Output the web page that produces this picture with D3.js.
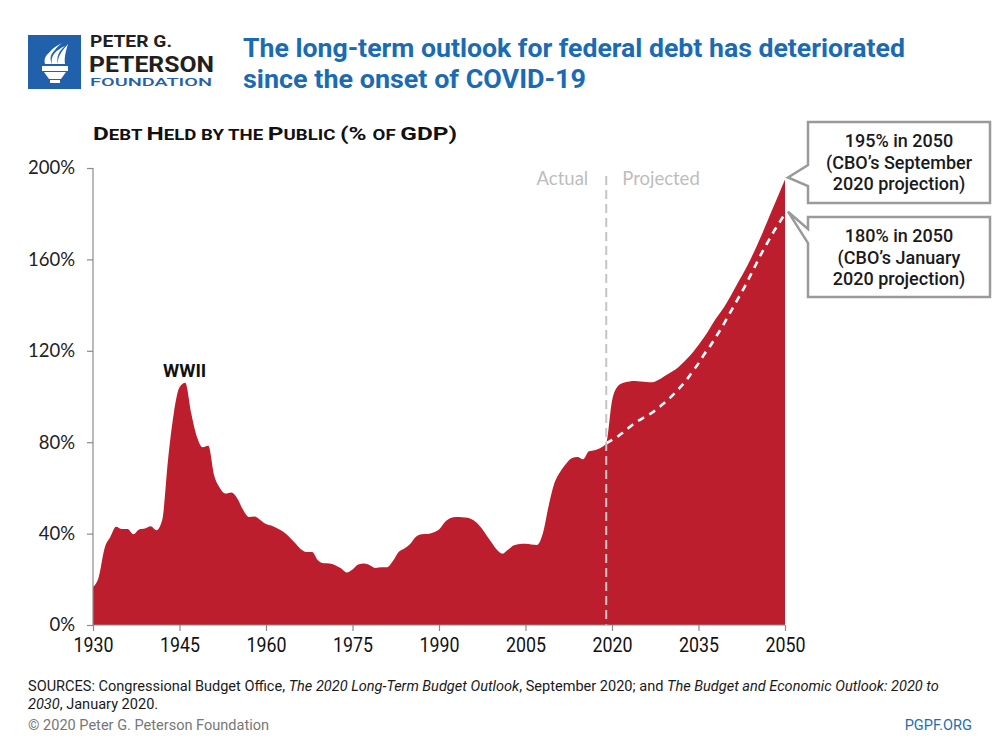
<!DOCTYPE html>
<html>
<head>
<meta charset="utf-8">
<script src="https://cdn.jsdelivr.net/npm/d3@7"></script>
<style>
  html, body { margin: 0; padding: 0; background: #fff; }
  svg { display: block; }
</style>
</head>
<body>
<svg id="chart" width="1000" height="750"></svg>
<script>
// ---------------- DATA ----------------
const actualStartYear = 1930;
const actualValues = [
  16.6, 21, 33.5, 38.5, 43, 42, 42, 39.7, 41.8, 42.2,          // 1930-1939
  43.2, 41.5, 46, 72, 92.5, 104, 106, 93, 82.5, 77.8,          // 1940-1949
  78.5, 65.5, 60, 57.5, 58, 55.5, 50.5, 47.3, 47.5, 46,        // 1950-1959
  44.2, 43.4, 42.2, 40.8, 38.6, 36, 33.3, 32, 32, 28.3,        // 1960-1969
  27, 26.9, 26.2, 24.8, 23, 24.3, 26.5, 26.9, 26.2, 25,        // 1970-1979
  25.3, 25.3, 28, 32, 33.5, 35.5, 38.6, 39.7, 39.8, 40.5,      // 1980-1989
  41.8, 45, 46.8, 47.3, 47.2, 46.9, 45.8, 43.5, 40.2, 36.5,    // 1990-1999
  33, 31.2, 33, 34.9, 35.5, 35.6, 35.2, 35, 40, 52,            // 2000-2009
  62, 67, 70.5, 73, 73.5, 72.5, 76, 76.5, 77.5, 79.5           // 2010-2019
];
const projStartYear = 2019;
// CBO September 2020 long-term projection (2019-2050)
const septProjection = [
  79.5, 98, 104.5, 106, 106.6, 106.8, 106.6, 106.3, 106.2, 107.2, 108.8,   // 2019-2029
  110.3, 111.8, 114, 116.5, 119.3, 122.5, 126, 130, 134, 137.5,            // 2030-2039
  141.5, 146, 150.5, 155, 160, 165.3, 171, 177, 183, 189, 195              // 2040-2050
];
// CBO January 2020 projection (2019-2050)
const janProjection = [
  79.5, 81, 82.5, 84.5, 86.5, 88.5, 90, 91.5, 93, 95, 97,                  // 2019-2029
  99.3, 101.8, 104.5, 107.5, 111, 114.5, 118.5, 122, 126, 130,             // 2030-2039
  134.5, 139, 143.5, 148, 153, 158, 163, 167.5, 172, 176, 180              // 2040-2050
];
const xTickYears = [1930, 1945, 1960, 1975, 1990, 2005, 2020, 2035, 2050];
const yTickValues = [0, 40, 80, 120, 160, 200];
const actualEndYear = 2019;

// ---------------- SETUP ----------------
const svg = d3.select("#chart");
const RED = "#bd1e2d";
const BLUE = "#1a6bb4";

const x = d3.scaleLinear().domain([1930, 2050]).range([93, 785]);
const y = d3.scaleLinear().domain([0, 200]).range([625, 168]);

const actualData = actualValues.map((v, i) => ({year: actualStartYear + i, value: v}));
const septData = septProjection.map((v, i) => ({year: projStartYear + i, value: v}));
const janData = janProjection.map((v, i) => ({year: projStartYear + i, value: v}));
const fullData = actualData.concat(septData.slice(1));

// ---------------- HEADER ----------------
const logo = svg.append("g");
logo.append("rect").attr("x", 28).attr("y", 35).attr("width", 53).attr("height", 54).attr("fill", "#2160ab");
// torch
logo.append("rect").attr("x", 42).attr("y", 66).attr("width", 26).attr("height", 5).attr("fill", "#fff");
logo.append("path").attr("d", "M44,72 L66,72 L61,79 L49,79 Z").attr("fill", "#fff");
logo.append("rect").attr("x", 50).attr("y", 80).attr("width", 10).attr("height", 3).attr("fill", "#fff");
logo.append("path").attr("d", "M45,64 C43,57 48,52 56,49 C51,53 49,58 52,64 Z").attr("fill", "#fff");
logo.append("path").attr("d", "M52,64 C50,56 56,50 65,46 C59,51 56,57 58,64 Z").attr("fill", "#fff");
logo.append("path").attr("d", "M58,64 C57,56 63,50 68,44 C66,51 64,57 65,64 Z").attr("fill", "#fff");
logo.append("path").attr("d", "M48,55 C50,50 56,46 62,43 C57,47 53,51 50,56 Z").attr("fill", "#fff");

function fitText(sel, w) {
  const n = sel.node();
  const len = n.getComputedTextLength();
  if (len > 0) sel.attr("textLength", w).attr("lengthAdjust", "spacingAndGlyphs");
}

const t1 = logo.append("text").attr("x", 90).attr("y", 47).attr("font-family", "Roboto, sans-serif")
  .attr("font-weight", 700).attr("font-size", 16).attr("fill", "#231f20").text("PETER G.");
fitText(t1, 82);
const t2 = logo.append("text").attr("x", 89).attr("y", 71.5).attr("font-family", "Roboto, sans-serif")
  .attr("font-weight", 700).attr("font-size", 22).attr("fill", "#231f20").text("PETERSON");
fitText(t2, 125);
const t3 = logo.append("text").attr("x", 90).attr("y", 86).attr("font-family", "Roboto, sans-serif")
  .attr("font-weight", 500).attr("font-size", 11.5).attr("fill", "#2160ab").text("FOUNDATION");
fitText(t3, 122);

const title1 = svg.append("text").attr("x", 243).attr("y", 57).attr("font-family", "Roboto, sans-serif")
  .attr("font-weight", 700).attr("font-size", 25).attr("fill", BLUE)
  .text("The long-term outlook for federal debt has deteriorated");
fitText(title1, 662);
const title2 = svg.append("text").attr("x", 243).attr("y", 88).attr("font-family", "Roboto, sans-serif")
  .attr("font-weight", 700).attr("font-size", 25).attr("fill", BLUE)
  .text("since the onset of COVID-19");
fitText(title2, 343);

// Y axis label in small caps
const yl = svg.append("text").attr("x", 93).attr("y", 140).attr("font-family", "Roboto, sans-serif")
  .attr("font-weight", 700).attr("fill", "#111");
[["D",19],["EBT ",14.5],["H",19],["ELD BY THE ",14.5],["P",19],["UBLIC ",14.5],["(% ",19],["OF ",14.5],["GDP)",19]]
  .forEach(([s, fs]) => yl.append("tspan").attr("font-size", fs).text(s));
fitText(yl, 364);

// ---------------- CHART ----------------
const area = d3.area()
  .x(d => x(d.year))
  .y0(y(0))
  .y1(d => y(d.value))
  .curve(d3.curveMonotoneX);

svg.append("path").datum(fullData).attr("d", area).attr("fill", RED);

// January projection dashed line
const line = d3.line().x(d => x(d.year)).y(d => y(d.value)).curve(d3.curveMonotoneX);
svg.append("path").datum(janData).attr("d", line)
  .attr("fill", "none").attr("stroke", "#fff").attr("stroke-width", 2.6)
  .attr("stroke-dasharray", "7,6");

// Actual / Projected divider
svg.append("line").attr("x1", x(actualEndYear)).attr("x2", x(actualEndYear))
  .attr("y1", 176).attr("y2", y(0))
  .attr("stroke", "#c4c4c4").attr("stroke-width", 2).attr("stroke-dasharray", "9,5");
svg.append("text").attr("x", x(actualEndYear) - 18).attr("y", 185).attr("text-anchor", "end")
  .attr("font-family", "Lato, sans-serif").attr("font-size", 18.5).attr("fill", "#bdbdbd").text("Actual");
svg.append("text").attr("x", x(actualEndYear) + 16).attr("y", 185)
  .attr("font-family", "Lato, sans-serif").attr("font-size", 18.5).attr("fill", "#bdbdbd").text("Projected");

// Axes
const yAxis = d3.axisLeft(y).tickValues(yTickValues).tickFormat(d => d + "%").tickSize(6).tickPadding(12);
const yG = svg.append("g").attr("transform", "translate(93,0)").call(yAxis);
yG.select(".domain").attr("stroke", "#8a8a8a").attr("stroke-width", 1.2).attr("d", "M0,168V625");
yG.selectAll(".tick line").attr("stroke", "#8a8a8a").attr("stroke-width", 1.2);
yG.selectAll(".tick text").attr("font-family", "Lato, sans-serif").attr("font-size", 18.5).attr("fill", "#222");

const xAxis = d3.axisBottom(x).tickValues(xTickYears).tickFormat(d3.format("d")).tickSize(6).tickPadding(6);
const xG = svg.append("g").attr("transform", "translate(0,625)").call(xAxis);
xG.select(".domain").attr("stroke", "#8a8a8a").attr("stroke-width", 1.2).attr("d", "M93,0H785");
xG.selectAll(".tick line").attr("stroke", "#8a8a8a").attr("stroke-width", 1.2);
xG.selectAll(".tick text").attr("font-family", "Roboto, sans-serif").attr("font-size", 20).attr("fill", "#111")
  .attr("dy", "0.75em")
  .attr("textLength", 40).attr("lengthAdjust", "spacingAndGlyphs");

// WWII annotation
svg.append("text").attr("x", x(1945.9)).attr("y", 377).attr("text-anchor", "middle")
  .attr("font-family", "Roboto, sans-serif").attr("font-weight", 700).attr("font-size", 18.5)
  .attr("fill", "#111").text("WWII");

// ---------------- CALLOUTS ----------------
const callouts = [
  {tipYear: 2050, tipValue: 195, box: [808, 122, 990, 203], base: [165, 186], lines: ["195% in 2050", "(CBO’s September", "2020 projection)"]},
  {tipYear: 2050, tipValue: 180, box: [808, 217, 990, 297], base: [229, 243], lines: ["180% in 2050", "(CBO’s January", "2020 projection)"]}
];
callouts.forEach(c => {
  const [x0, y0, x1, y1] = c.box;
  const tx = x(c.tipYear) + 3, ty = y(c.tipValue) - 2;
  const d = `M${x0},${y0} H${x1} V${y1} H${x0} V${c.base[1]} L${tx},${ty} L${x0},${c.base[0]} Z`;
  svg.append("path").attr("d", d).attr("fill", "#fff").attr("stroke", "#9a9a9a").attr("stroke-width", 2.5)
    .attr("stroke-linejoin", "miter");
  const cx = (x0 + x1) / 2;
  c.lines.forEach((s, i) => {
    svg.append("text").attr("x", cx).attr("y", y0 + 25 + i * 21.5).attr("text-anchor", "middle")
      .attr("font-family", "Roboto, sans-serif").attr("font-weight", 500).attr("font-size", 18)
      .attr("fill", "#1a1a1a").text(s);
  });
});

// ---------------- FOOTER ----------------
const foot = svg.append("g");
const f1 = foot.append("text").attr("x", 28).attr("y", 691).attr("font-family", "Roboto, sans-serif")
  .attr("font-size", 14).attr("fill", "#1a1a1a");
f1.append("tspan").text("SOURCES: Congressional Budget Office, ");
f1.append("tspan").attr("font-style", "italic").text("The 2020 Long-Term Budget Outlook");
f1.append("tspan").text(", September 2020; and ");
f1.append("tspan").attr("font-style", "italic").text("The Budget and Economic Outlook: 2020 to");
const natural = f1.node().getComputedTextLength();
const sx = 912 / natural;
f1.attr("transform", `translate(28,0) scale(${sx},1) translate(-28,0)`);

const f2 = foot.append("text").attr("x", 28).attr("y", 709).attr("font-family", "Roboto, sans-serif")
  .attr("font-size", 14).attr("fill", "#1a1a1a")
  .attr("transform", `translate(28,0) scale(${sx},1) translate(-28,0)`);
f2.append("tspan").attr("font-style", "italic").text("2030");
f2.append("tspan").text(", January 2020.");

foot.append("text").attr("x", 28).attr("y", 730).attr("font-family", "Roboto, sans-serif")
  .attr("font-size", 14).attr("fill", "#777")
  .attr("transform", `translate(28,0) scale(${sx},1) translate(-28,0)`)
  .text("© 2020 Peter G. Peterson Foundation");
foot.append("text").attr("x", 972).attr("y", 730).attr("text-anchor", "end").attr("font-family", "Roboto, sans-serif")
  .attr("font-size", 14).attr("fill", "#1f6db5")
  .attr("transform", `translate(972,0) scale(${sx},1) translate(-972,0)`)
  .text("PGPF.ORG");
</script>
</body>
</html>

THE REQUEST>
From the first line of the listing above, repeat every line through the one holding "const actualEndYear = 2019;". Both ends count, and pictures stay out.

RESULT OF THE TASK>
Output the web page that produces this picture with D3.js.
<!DOCTYPE html>
<html>
<head>
<meta charset="utf-8">
<script src="https://cdn.jsdelivr.net/npm/d3@7"></script>
<style>
  html, body { margin: 0; padding: 0; background: #fff; }
  svg { display: block; }
</style>
</head>
<body>
<svg id="chart" width="1000" height="750"></svg>
<script>
// ---------------- DATA ----------------
const actualStartYear = 1930;
const actualValues = [
  16.6, 21, 33.5, 38.5, 43, 42, 42, 39.7, 41.8, 42.2,          // 1930-1939
  43.2, 41.5, 46, 72, 92.5, 104, 106, 93, 82.5, 77.8,          // 1940-1949
  78.5, 65.5, 60, 57.5, 58, 55.5, 50.5, 47.3, 47.5, 46,        // 1950-1959
  44.2, 43.4, 42.2, 40.8, 38.6, 36, 33.3, 32, 32, 28.3,        // 1960-1969
  27, 26.9, 26.2, 24.8, 23, 24.3, 26.5, 26.9, 26.2, 25,        // 1970-1979
  25.3, 25.3, 28, 32, 33.5, 35.5, 38.6, 39.7, 39.8, 40.5,      // 1980-1989
  41.8, 45, 46.8, 47.3, 47.2, 46.9, 45.8, 43.5, 40.2, 36.5,    // 1990-1999
  33, 31.2, 33, 34.9, 35.5, 35.6, 35.2, 35, 40, 52,            // 2000-2009
  62, 67, 70.5, 73, 73.5, 72.5, 76, 76.5, 77.5, 79.5           // 2010-2019
];
const projStartYear = 2019;
// CBO September 2020 long-term projection (2019-2050)
const septProjection = [
  79.5, 98, 104.5, 106, 106.6, 106.8, 106.6, 106.3, 106.2, 107.2, 108.8,   // 2019-2029
  110.3, 111.8, 114, 116.5, 119.3, 122.5, 126, 130, 134, 137.5,            // 2030-2039
  141.5, 146, 150.5, 155, 160, 165.3, 171, 177, 183, 189, 195              // 2040-2050
];
// CBO January 2020 projection (2019-2050)
const janProjection = [
  79.5, 81, 82.5, 84.5, 86.5, 88.5, 90, 91.5, 93, 95, 97,                  // 2019-2029
  99.3, 101.8, 104.5, 107.5, 111, 114.5, 118.5, 122, 126, 130,             // 2030-2039
  134.5, 139, 143.5, 148, 153, 158, 163, 167.5, 172, 176, 180              // 2040-2050
];
const xTickYears = [1930, 1945, 1960, 1975, 1990, 2005, 2020, 2035, 2050];
const yTickValues = [0, 40, 80, 120, 160, 200];
const actualEndYear = 2019;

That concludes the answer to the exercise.